July 12, 2017
Cultural Stories in Curriculum
Schools are increasingly charged with creating global citizens and engaging the pluralism in Canadian society. In this climate, teachers are turning to ways that honour the many cultural knowledges and student identities that exist in diverse classrooms. By presenting different forms and ways of knowing, educators can introduce students to broader perspectives that can help promote inclusion, respect, fairness, and equity – for their classroom, and beyond.
Understanding how educators can provide opportunities for students to foster their identity in these multicultural contexts, and how empowerment is approached in schools more generally, is an essential element of this vision. However, developing this approach, and finding teaching materials to support it, is not always easy for educators looking to engage with alternative perspectives.
Lessons for diversity
Dr. Mairi McDermott and Dr. George Dei of the University of Toronto used a graduate course on anti-racism education to address this gap. For the course’s final project, Drs. McDermott and Dei invited the students, mainly classroom teachers and other educators, to design lesson plans and units based on the course readings, as well as on Dr. Dei’s SSHRC-funded work documenting African oral literature.
Using Western African proverbs, folktales, and cultural stories, the teachers present their lessons using slightly modified common templates for teachers. They also document their own journeys and experiences in designing the work, making relatable narratives for other teachers, connecting the theory to their teaching practice.

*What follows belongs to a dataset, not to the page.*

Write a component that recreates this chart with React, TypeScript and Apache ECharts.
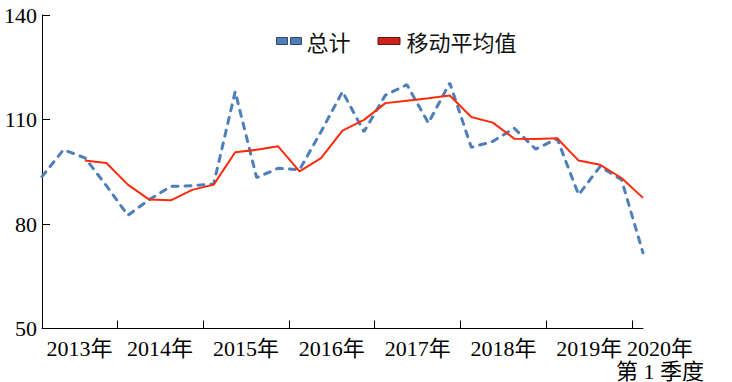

With principles based on anti-oppressive pedagogies, the book aims to consider diversity, difference, and inclusion, in ways that go beyond surface celebrations and experiences of ‘others.’ These different forms represent ways of knowing, morals, lessons, and shared understandings grounded in African worldviews.
The work is intended to contribute to conversations surrounding the development of student identity and empowerment, social justice, as well as collective responsibilities and understandings. The book and its resources also allow teachers to go beyond the specifics of African literature to promote discussions on broader and more diverse cultural experiences, and to engage with ideas of oppression, racism, and other – often difficult – conversations. Rather than being finite examples, these lessons are meant to provoke other designs and ideas that expand beyond them.
Beyond standard curriculum
The book can help teachers critically think about their practice, as well as to serve as a resource for their classroom. By engaging with these texts, teachers can gain a sense of the both the approach and the materials for meeting curricular demands while presenting alternative views.
Dr. McDermott hopes the project will create space to engage students with diverse knowledges, and improve the responsiveness of educational practices in schools. By engaging with these examples, and the ideas underpinning similar approaches, teachers can engage with alternative views of the curriculum, moving towards antiracist and other emancipatory pedagogies.